La lecture que je propose ici, en établissant des relations point par point, n'est peut-être pas très élégante. Mais je pense qu'une fois que l'on s'y est attelé, l'actualité de Hannah Arendt apparaît de manière surprenante, car on comprend alors douloureusement à quel point ses analyses, qui s'appliquent à deux systèmes hostiles l'un envers l'autre et qui venaient de disparaître, sont transposables au présent.

On comprend soudain la fonction de la malhonnêteté ; on comprend l'intérêt de maintenir l'opinion publique en mouvement par un feu nourri de mensonges éhontés, de déformations des faits et de fausses accusations contre les adversaires politiques, de l'abrutir par un bombardement permanent d'affirmations absurdes et de la priver de sa capacité de jugement. Et cela nous rappelle certaines convictions fondamentales qui risquent d'être oubliées dans le tourbillon de la folie quotidienne : « La République trouve son essence dans un gouvernement constitutionnel où le pouvoir est entre les mains du peuple ; elle agit selon le principe de la vertu, qui repose sur l'amour de l'égalité. » On ne peut guère trouver de meilleure description de la relation entre le politique et la vertu ou la morale.

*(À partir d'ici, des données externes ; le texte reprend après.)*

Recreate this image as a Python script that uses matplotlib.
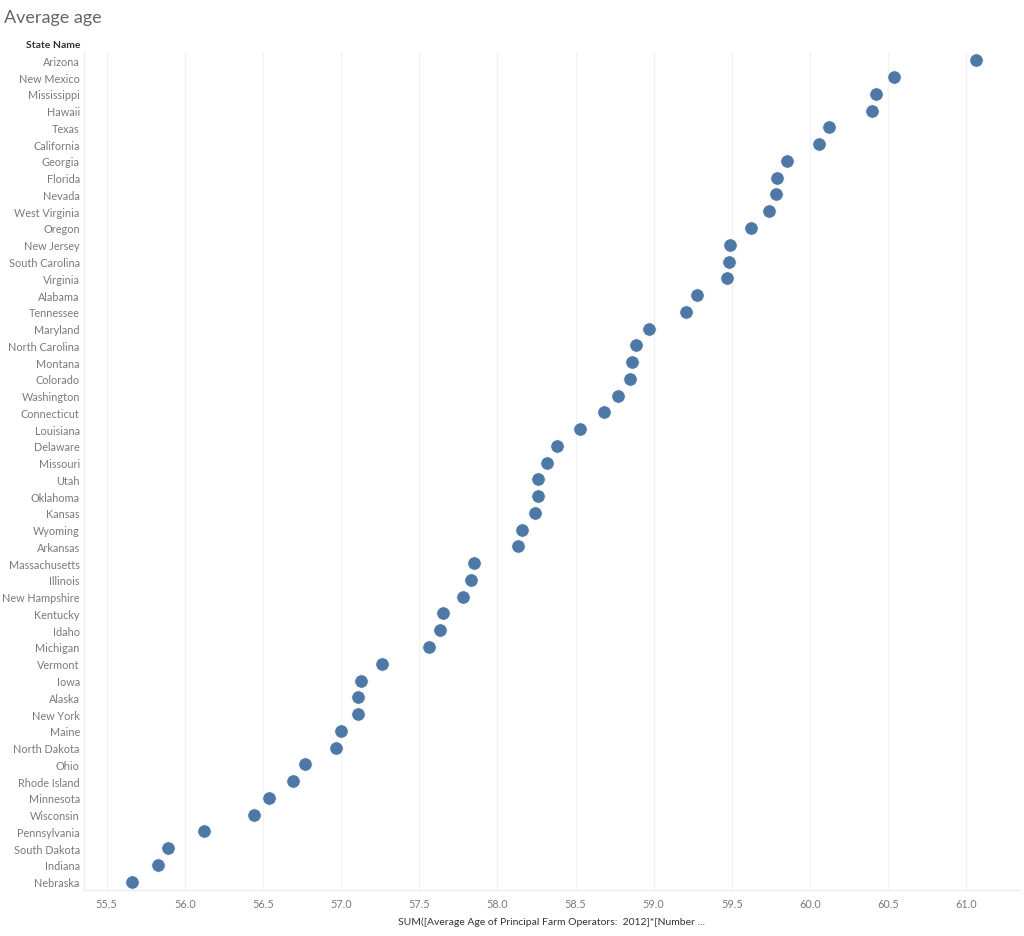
import matplotlib
matplotlib.use('Agg')
import matplotlib.pyplot as plt

states = ['Arizona', 'New Mexico', 'Mississippi', 'Hawaii', 'Texas', 'California',
          'Georgia', 'Florida', 'Nevada', 'West Virginia', 'Oregon', 'New Jersey',
          'South Carolina', 'Virginia', 'Alabama', 'Tennessee', 'Maryland',
          'North Carolina', 'Montana', 'Colorado', 'Washington', 'Connecticut',
          'Louisiana', 'Delaware', 'Missouri', 'Utah', 'Oklahoma', 'Kansas',
          'Wyoming', 'Arkansas', 'Massachusetts', 'Illinois', 'New Hampshire',
          'Kentucky', 'Idaho', 'Michigan', 'Vermont', 'Iowa', 'Alaska', 'New York',
          'Maine', 'North Dakota', 'Ohio', 'Rhode Island', 'Minnesota', 'Wisconsin',
          'Pennsylvania', 'South Dakota', 'Indiana', 'Nebraska']
avg_age = [61.06, 60.54, 60.42, 60.40, 60.12, 60.06,
           59.85, 59.79, 59.78, 59.74, 59.62, 59.49,
           59.48, 59.47, 59.28, 59.21, 58.97,
           58.89, 58.86, 58.85, 58.77, 58.68,
           58.53, 58.38, 58.32, 58.26, 58.26, 58.24,
           58.16, 58.13, 57.85, 57.83, 57.78,
           57.65, 57.63, 57.56, 57.26, 57.13, 57.11, 57.11,
           57.00, 56.97, 56.77, 56.69, 56.54, 56.44,
           56.12, 55.89, 55.83, 55.66]
xticks = [55.5, 56.0, 56.5, 57.0, 57.5, 58.0, 58.5, 59.0, 59.5, 60.0, 60.5, 61.0]

plt.rcParams['font.family'] = ['Lato', 'DejaVu Sans']

W, H = 1024, 937
fig = plt.figure(figsize=(W / 100, H / 100), dpi=100)
ax = fig.add_axes([84 / W, (H - 891) / H, (1020 - 84) / W, (891 - 53) / H])

ypos = list(range(len(states)))
ax.scatter(avg_age, ypos, s=95, color='#4e79a7', edgecolors='white', linewidths=0.6, zorder=3)

ax.set_xlim(55.355, 61.344)
ax.set_ylim(len(states) - 0.5, -0.5)
ax.set_xticks(xticks)
ax.set_xticklabels(['%.1f' % t for t in xticks])
ax.set_yticks(ypos)
ax.set_yticklabels(states)
ax.tick_params(axis='both', length=0, labelsize=7.8, labelcolor='#7a7a7a')
ax.tick_params(axis='y', pad=3)
ax.tick_params(axis='x', pad=6)
ax.grid(axis='x', color='#f2f2f2', linewidth=0.9)
ax.set_axisbelow(True)
for side in ['top', 'right']:
    ax.spines[side].set_visible(False)
for side in ['left', 'bottom']:
    ax.spines[side].set_color('#ededed')
    ax.spines[side].set_linewidth(0.9)

ax.set_xlabel('SUM([Average Age of Principal Farm Operators:  2012]*[Number ...',
              fontsize=7.5, color='#333333', labelpad=5)

fig.text(80 / W, 1 - 45 / H, 'State Name', ha='right', va='center',
         fontsize=7.5, fontweight='bold', color='#333333')
fig.text(4 / W, 1 - 18 / H, 'Average age', ha='left', va='center',
         fontsize=13, color='#666666')

fig.savefig('out.png', dpi=100)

Un ami m'a récemment fait remarquer que les fédéralistes identifiaient les trois pouvoirs politiques, exécutif, législatif et judiciaire, aux capacités humaines de volonté, de raison et de jugement. Lorsque, comme c'est le cas actuellement, le pouvoir législatif est neutralisé par des décrets et le pouvoir judiciaire par le mépris des tribunaux, et que seule la volonté du pouvoir exécutif prévaut, il ne reste plus grand-chose de la raison et du pouvoir de jugement.

Hannah Arendt avait également beaucoup à dire à ce sujet. Elle a consacré tout un livre de sa philosophie politique à la capacité de se forger une opinion. Le titre des trois parties sur la pensée, la volonté et le jugement était La Vie de l'esprit. Il ne fait aucun doute que cette vie a également besoin d'être entretenue.